◆ Information provided ◆
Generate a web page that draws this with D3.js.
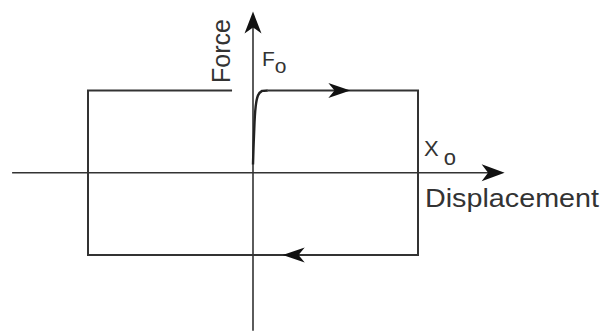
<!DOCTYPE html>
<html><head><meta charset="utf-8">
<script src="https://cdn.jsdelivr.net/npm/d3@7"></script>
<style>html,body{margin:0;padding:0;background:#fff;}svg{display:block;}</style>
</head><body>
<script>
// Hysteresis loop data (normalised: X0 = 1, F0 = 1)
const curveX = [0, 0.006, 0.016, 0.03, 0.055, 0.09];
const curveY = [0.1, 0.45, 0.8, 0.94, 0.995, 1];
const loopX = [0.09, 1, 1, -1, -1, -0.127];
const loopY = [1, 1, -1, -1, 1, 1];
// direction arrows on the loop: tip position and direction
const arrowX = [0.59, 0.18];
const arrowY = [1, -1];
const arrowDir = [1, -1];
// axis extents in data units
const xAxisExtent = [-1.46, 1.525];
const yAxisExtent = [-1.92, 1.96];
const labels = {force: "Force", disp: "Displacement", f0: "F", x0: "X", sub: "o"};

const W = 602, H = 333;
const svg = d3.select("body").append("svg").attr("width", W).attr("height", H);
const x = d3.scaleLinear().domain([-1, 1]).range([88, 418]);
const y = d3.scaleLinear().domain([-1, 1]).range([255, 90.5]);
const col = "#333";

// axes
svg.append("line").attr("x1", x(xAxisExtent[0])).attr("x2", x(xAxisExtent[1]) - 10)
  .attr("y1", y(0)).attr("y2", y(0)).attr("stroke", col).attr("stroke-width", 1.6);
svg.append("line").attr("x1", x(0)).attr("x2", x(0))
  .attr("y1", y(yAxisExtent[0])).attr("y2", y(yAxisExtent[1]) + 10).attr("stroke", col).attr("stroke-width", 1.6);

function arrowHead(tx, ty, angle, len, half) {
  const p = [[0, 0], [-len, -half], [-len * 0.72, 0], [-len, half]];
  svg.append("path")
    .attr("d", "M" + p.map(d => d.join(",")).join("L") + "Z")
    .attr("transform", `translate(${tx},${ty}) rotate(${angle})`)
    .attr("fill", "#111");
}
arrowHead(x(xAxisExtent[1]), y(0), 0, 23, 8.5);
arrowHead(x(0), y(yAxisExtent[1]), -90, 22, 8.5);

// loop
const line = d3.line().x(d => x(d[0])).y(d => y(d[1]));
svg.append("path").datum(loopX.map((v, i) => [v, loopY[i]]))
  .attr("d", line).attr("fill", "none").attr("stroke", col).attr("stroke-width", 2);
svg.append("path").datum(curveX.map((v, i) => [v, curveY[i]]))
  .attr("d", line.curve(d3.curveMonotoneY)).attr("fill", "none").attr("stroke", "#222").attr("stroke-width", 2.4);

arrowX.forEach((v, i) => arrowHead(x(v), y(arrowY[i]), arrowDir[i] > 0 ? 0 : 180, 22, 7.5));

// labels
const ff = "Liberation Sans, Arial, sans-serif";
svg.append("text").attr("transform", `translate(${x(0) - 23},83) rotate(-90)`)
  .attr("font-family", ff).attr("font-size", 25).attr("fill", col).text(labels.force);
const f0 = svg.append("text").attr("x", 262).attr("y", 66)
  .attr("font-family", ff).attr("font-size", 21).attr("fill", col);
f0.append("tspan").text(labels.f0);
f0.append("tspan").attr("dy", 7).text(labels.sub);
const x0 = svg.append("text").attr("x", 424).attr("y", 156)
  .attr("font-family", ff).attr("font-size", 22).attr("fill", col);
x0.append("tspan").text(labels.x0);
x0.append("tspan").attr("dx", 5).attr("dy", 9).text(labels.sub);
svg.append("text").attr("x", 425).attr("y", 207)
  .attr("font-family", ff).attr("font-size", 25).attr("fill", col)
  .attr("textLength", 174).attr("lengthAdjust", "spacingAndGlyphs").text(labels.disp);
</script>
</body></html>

◆ Task instructions ◆
Copy every line of the data word for word, omitting the images.

◆ Worked solution ◆
Generate a web page that draws this with D3.js.
<!DOCTYPE html>
<html><head><meta charset="utf-8">
<script src="https://cdn.jsdelivr.net/npm/d3@7"></script>
<style>html,body{margin:0;padding:0;background:#fff;}svg{display:block;}</style>
</head><body>
<script>
// Hysteresis loop data (normalised: X0 = 1, F0 = 1)
const curveX = [0, 0.006, 0.016, 0.03, 0.055, 0.09];
const curveY = [0.1, 0.45, 0.8, 0.94, 0.995, 1];
const loopX = [0.09, 1, 1, -1, -1, -0.127];
const loopY = [1, 1, -1, -1, 1, 1];
// direction arrows on the loop: tip position and direction
const arrowX = [0.59, 0.18];
const arrowY = [1, -1];
const arrowDir = [1, -1];
// axis extents in data units
const xAxisExtent = [-1.46, 1.525];
const yAxisExtent = [-1.92, 1.96];
const labels = {force: "Force", disp: "Displacement", f0: "F", x0: "X", sub: "o"};

const W = 602, H = 333;
const svg = d3.select("body").append("svg").attr("width", W).attr("height", H);
const x = d3.scaleLinear().domain([-1, 1]).range([88, 418]);
const y = d3.scaleLinear().domain([-1, 1]).range([255, 90.5]);
const col = "#333";

// axes
svg.append("line").attr("x1", x(xAxisExtent[0])).attr("x2", x(xAxisExtent[1]) - 10)
  .attr("y1", y(0)).attr("y2", y(0)).attr("stroke", col).attr("stroke-width", 1.6);
svg.append("line").attr("x1", x(0)).attr("x2", x(0))
  .attr("y1", y(yAxisExtent[0])).attr("y2", y(yAxisExtent[1]) + 10).attr("stroke", col).attr("stroke-width", 1.6);

function arrowHead(tx, ty, angle, len, half) {
  const p = [[0, 0], [-len, -half], [-len * 0.72, 0], [-len, half]];
  svg.append("path")
    .attr("d", "M" + p.map(d => d.join(",")).join("L") + "Z")
    .attr("transform", `translate(${tx},${ty}) rotate(${angle})`)
    .attr("fill", "#111");
}
arrowHead(x(xAxisExtent[1]), y(0), 0, 23, 8.5);
arrowHead(x(0), y(yAxisExtent[1]), -90, 22, 8.5);

// loop
const line = d3.line().x(d => x(d[0])).y(d => y(d[1]));
svg.append("path").datum(loopX.map((v, i) => [v, loopY[i]]))
  .attr("d", line).attr("fill", "none").attr("stroke", col).attr("stroke-width", 2);
svg.append("path").datum(curveX.map((v, i) => [v, curveY[i]]))
  .attr("d", line.curve(d3.curveMonotoneY)).attr("fill", "none").attr("stroke", "#222").attr("stroke-width", 2.4);

arrowX.forEach((v, i) => arrowHead(x(v), y(arrowY[i]), arrowDir[i] > 0 ? 0 : 180, 22, 7.5));

// labels
const ff = "Liberation Sans, Arial, sans-serif";
svg.append("text").attr("transform", `translate(${x(0) - 23},83) rotate(-90)`)
  .attr("font-family", ff).attr("font-size", 25).attr("fill", col).text(labels.force);
const f0 = svg.append("text").attr("x", 262).attr("y", 66)
  .attr("font-family", ff).attr("font-size", 21).attr("fill", col);
f0.append("tspan").text(labels.f0);
f0.append("tspan").attr("dy", 7).text(labels.sub);
const x0 = svg.append("text").attr("x", 424).attr("y", 156)
  .attr("font-family", ff).attr("font-size", 22).attr("fill", col);
x0.append("tspan").text(labels.x0);
x0.append("tspan").attr("dx", 5).attr("dy", 9).text(labels.sub);
svg.append("text").attr("x", 425).attr("y", 207)
  .attr("font-family", ff).attr("font-size", 25).attr("fill", col)
  .attr("textLength", 174).attr("lengthAdjust", "spacingAndGlyphs").text(labels.disp);
</script>
</body></html>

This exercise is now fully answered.